To answer this question, I would like to share a fascinating explanation offered by Rabbi Aharon Aryeh HaKohen Katz (1914-1988) as found in his sefer ‘Shivcho shel Aharon’ (see https://bit.ly/3iHJbJz). There, Rabbi Katz explains that when Rabbi Abba’s initial reasoning was responded to with laughter, he believed that his prayer – that his Torah insights be accepted by the scholars in Eretz Yisrael – had been answered, and that the laughter was, in fact, an expression of appreciation and agreement. And why did Rabbi Abba think they specifically laughed? Because he thought that he had, unknowingly, presented the very same reasoning that these Amoraim had been thinking of – which had both amazed and amused them. Given this, Rabbi Abba then asked them, ‘Did I take your cloaks?’. This is because, as Rabbi Katz explains, ‘someone who quotes the original insights (chiddushim) of another is referred to as someone who wearing the cloaks of another’. As such, by asking this question Rabbi Abba was cryptically saying to them, ‘clearly I have unknowingly presented the approach to this halachic question which you yourselves have been thinking of’. And by them laughing, he believed that they confirmed that this was so.

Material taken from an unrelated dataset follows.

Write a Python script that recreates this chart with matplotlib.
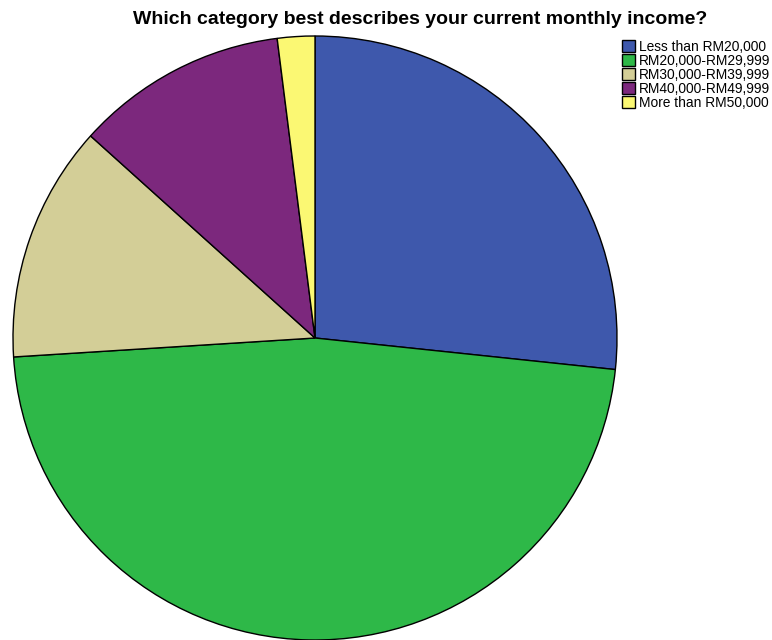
import matplotlib
matplotlib.use("Agg")
import matplotlib.pyplot as plt

categories = ["Less than RM20,000", "RM20,000-RM29,999", "RM30,000-RM39,999",
              "RM40,000-RM49,999", "More than RM50,000"]
counts = [40, 71, 19, 17, 3]
colors = ["#3E58AC", "#2EB848", "#D3CE97", "#7C287D", "#FBF873"]

plt.rcParams["font.family"] = ["Liberation Sans", "DejaVu Sans"]

W, H = 772, 640
fig = plt.figure(figsize=(W / 100, H / 100), dpi=100)

cx, cy, r = 315, 338, 302
ax = fig.add_axes([(cx - r) / W, (H - cy - r) / H, 2 * r / W, 2 * r / H])
wedges, _ = ax.pie(counts, colors=colors, startangle=90, counterclock=False,
                   wedgeprops=dict(edgecolor="black", linewidth=1.0))
for w in wedges:
    w.set_clip_on(False)
ax.set_xlim(-1, 1)
ax.set_ylim(-1, 1)
ax.set_aspect("equal")
ax.axis("off")

fig.text(420 / W, 1 - 19 / H, "Which category best describes your current monthly income?",
         ha="center", va="center", fontsize=14, fontweight="bold")

fig.legend(wedges, categories, loc="upper left", bbox_to_anchor=(619 / W, 1 - 37 / H),
           frameon=False, fontsize=9.9, handlelength=0.95, handleheight=0.95,
           handletextpad=0.3, labelspacing=0.0, borderpad=0.2, borderaxespad=0)

fig.savefig("out.png", dpi=100)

Interestingly, there is a postscript to this insight of Rabbi Katz who relates that he came up with this explanation in his youth while learning with his chavruta, Rav Yosef Greenwald (who was to become the Rebbe of the Pupa Hasidic dynasty). Having shared his insight, Rav Greenwald then showed him the yet to be published Talmud commentary of his ancestor (Rabbi Yosef Greenwald of Tchechowitz, 1805-1870) who, around a century beforehand, had explained this Gemara in this manner – to which Rav Greenwald then said to Rabbi Katz with a smile, “it looks like you took his cloak!”.